Abfindung: Aufhebungsvertrag
Mit einem Aufhebungsvertrag vereinbaren Arbeitgeber und Arbeitnehmende gemeinsam die Auflösung des Arbeitsverhältnisses. (Mehr zu den Voraussetzungen von Aufhebungsverträgen lesen Sie hier.) Häufig einigen sich Arbeitgeber und Arbeitnehmende dabei auf die Zahlung einer Abfindung. Verpflichtend ist das aber nicht. Wird der Aufhebungsvertrag auf Veranlassung des Arbeitnehmenden geschlossen, weil dieser zum Beispiel schnell eine neue Stelle antreten will, gibt es keinen Grund für den Arbeitgeber, eine Abfindung zu zahlen.
Die Höhe der Abfindung im Aufhebungsvertrag kann frei verhandelt werden. Eine gesetzliche Regelung besteht nicht. In der Praxis einigt man sich oft auf Zahlung einer Abfindung in Höhe von einer halben Bruttomonatsvergütung pro Beschäftigungsjahr.
Abfindung im Kündigungsschutzprozess durch Auflösungsurteil
Wenn das Arbeitsgericht in einem Kündigungsschutzprozess feststellt, dass die vom Arbeitgeber ausgesprochene Kündigung, unwirksam ist, ist das Verhältnis zwischen Arbeitgeber und Arbeitnehmer oder Arbeitnehmerin häufig schon so belastet, dass eine sinnvolle Zusammenarbeit nicht mehr möglich ist. Nach § 9 KSchG besteht dann die Möglichkeit, die Auflösung des Arbeitsverhältnisses durch Urteil gegen Zahlung einer Abfindung zu erreichen. Die Höhe der Abfindung bestimmt dann das Gericht nach pflichtgemäßem Ermessen.
Abfindung: Vergleich vor dem Arbeitsgericht
In der sogenannten Güteverhandlung regt das Gericht häufig von sich aus einen Vergleich an. Ein solcher kann für den Arbeitgeber von Vorteil sein, wenn der entlassene Mitarbeitende gegen die Kündigung klagt, weil er beispielsweise überzeugt ist, die Kündigungsfrist sei nicht eingehalten worden. Wenn sich abzeichnet, dass die Kündigung unwirksam ist, kann der Arbeitgeber so das Risiko, den Arbeitnehmer oder die Arbeitnehmerin weiter beschäftigen zu müssen, klein halten.

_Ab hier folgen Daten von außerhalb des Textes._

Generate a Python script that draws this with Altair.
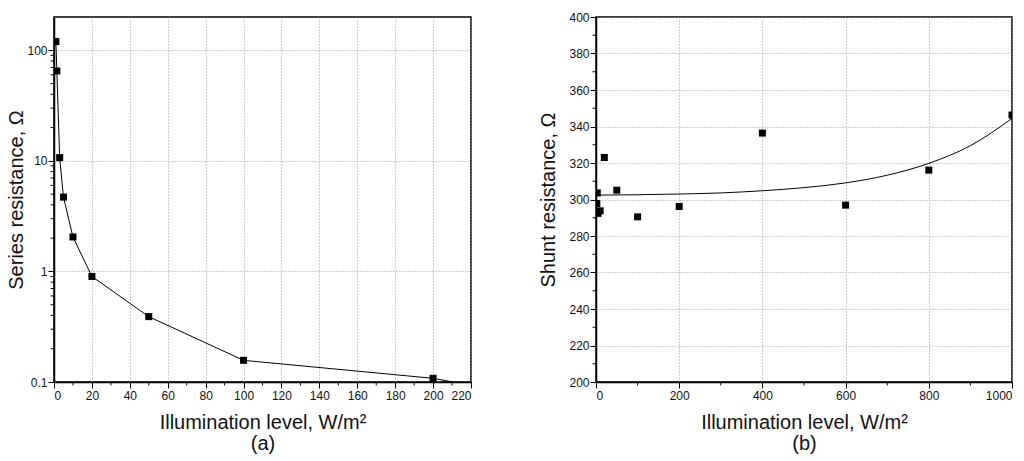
import altair as alt
import pandas as pd

# ---- data ----
# panel (a): series resistance vs illumination
series_x = [1, 1.5, 3, 5, 10, 20, 50, 100, 200]
series_y = [120, 65, 10.7, 4.7, 2.05, 0.90, 0.39, 0.157, 0.108]
# drawn line through the points (continues past last point until clipped)
series_line_x = [1, 1.5, 3, 5, 10, 20, 50, 100, 200, 216]
series_line_y = [120, 65, 10.7, 4.7, 2.05, 0.90, 0.39, 0.157, 0.108, 0.096]

# panel (b): shunt resistance vs illumination
shunt_x = [2, 3, 5, 10, 20, 50, 100, 200, 400, 600, 800, 1000]
shunt_y = [297.8, 303.6, 292.4, 293.8, 323.0, 305.1, 290.5, 296.2, 336.4, 296.9, 316.1, 346.3]
# fitted curve
fit_x = [0, 100, 200, 300, 400, 500, 600, 700, 800, 900, 1000]
fit_y = [302.4, 302.6, 303.0, 303.6, 304.8, 306.5, 309.1, 313.3, 319.8, 329.5, 344.4]

# tick positions
a_xticks = [0, 20, 40, 60, 80, 100, 120, 140, 160, 180, 200, 220]
a_xminor = [10, 30, 50, 70, 90, 110, 130, 150, 170, 190, 210]
a_yticks = [0.1, 1, 10, 100]
a_yminor = [0.2, 0.3, 0.4, 0.5, 0.6, 0.7, 0.8, 0.9,
            2, 3, 4, 5, 6, 7, 8, 9,
            20, 30, 40, 50, 60, 70, 80, 90]
b_xticks = [0, 200, 400, 600, 800, 1000]
b_xminor = [100, 300, 500, 700, 900]
b_yticks = [200, 220, 240, 260, 280, 300, 320, 340, 360, 380, 400]
b_yminor = [210, 230, 250, 270, 290, 310, 330, 350, 370, 390]

FONT = "Liberation Sans"
W1, W2, H = 417, 416, 365

axis_common = dict(
    grid=True, gridColor="#9a9a9a", gridDash=[1, 2], gridWidth=1,
    domainColor="black", domainWidth=1.5,
    tickColor="black", tickSize=6, tickWidth=1,
    labelFont=FONT, labelFontSize=12, labelColor="#111", labelOverlap=False,
    titleFont=FONT, titleFontSize=20, titleFontWeight="normal", titleColor="#111",
)


def panel(df_pts, df_line, interp, xdom, ydom, ylog, xt, yt, xminor, yminor,
          xtitle, ytitle, w, ytitlepad):
    xs = alt.Scale(domain=xdom, nice=False, zero=False)
    if ylog:
        ys = alt.Scale(type="log", domain=ydom, nice=False)
        yfmt = "~g"
    else:
        ys = alt.Scale(domain=ydom, nice=False, zero=False)
        yfmt = "d"
    xenc = alt.X("x:Q", scale=xs, axis=alt.Axis(values=xt, title=xtitle, format="d",
                                                labelPadding=2, titlePadding=11,
                                                titleLineHeight=21, **axis_common))
    yenc = alt.Y("y:Q", scale=ys, axis=alt.Axis(values=yt, title=ytitle, format=yfmt,
                                                labelPadding=1, titlePadding=ytitlepad,
                                                **axis_common))
    line = alt.Chart(df_line).mark_line(color="black", strokeWidth=1,
                                        interpolate=interp, clip=True).encode(x=xenc, y=yenc)
    pts = alt.Chart(df_pts).mark_square(size=49, color="black", opacity=1,
                                        clip=True).encode(x=xenc, y=yenc)
    mx = alt.Chart(pd.DataFrame({"x": xminor})).mark_rule(
        color="black", strokeWidth=1).encode(x=xenc, y=alt.value(H), y2=alt.value(H + 3.5))
    my = alt.Chart(pd.DataFrame({"y": yminor})).mark_rule(
        color="black", strokeWidth=1).encode(y=yenc, x=alt.value(0), x2=alt.value(-3.5))
    return alt.layer(line, pts, mx, my).properties(width=w, height=H)


left = panel(pd.DataFrame({"x": series_x, "y": series_y}),
             pd.DataFrame({"x": series_line_x, "y": series_line_y}),
             "linear", [0, 220], [0.1, 200], True, a_xticks, a_yticks,
             a_xminor, a_yminor,
             ["Illumination level, W/m²", "(a)"], "Series resistance, Ω", W1, 0)

right = panel(pd.DataFrame({"x": shunt_x, "y": shunt_y}),
              pd.DataFrame({"x": fit_x, "y": fit_y}),
              "monotone", [0, 1000], [200, 400], False, b_xticks, b_yticks,
              b_xminor, b_yminor,
              ["Illumination level, W/m²", "(b)"], "Shunt resistance, Ω", W2, 10)

chart = alt.hconcat(left, right, spacing=65).properties(
    padding={"left": 6, "top": 10, "right": 0, "bottom": 0},
    background="white",
).configure_view(stroke="black", strokeWidth=1.5)

chart.save("out.html", embed_options={"renderer": "svg", "actions": False})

Abfindung nach Betriebsverfassungsgesetz
Das Betriebsverfassungsgesetz (BetrVG) sieht in § 113 BetrVG Abfindungen durch Urteil auch bei Kündigungen wegen Abweichens von einem Interessenausgleich oder einer Betriebsänderung ohne vorherigen Versuch eines Interessenausgleichs vor. Voraussetzung ist also, dass der Arbeitgeber eine geplante Betriebsänderung durchgeführt hat, ohne einen Interessenausgleich mit dem Betriebsrat versucht zu haben; oder aber, dass er von einem mit diesem erzielten Interessenausgleich über die geplante Betriebsänderung ohne zwingenden Grund abgewichen ist und der Arbeitnehmer deshalb entlassen wurde.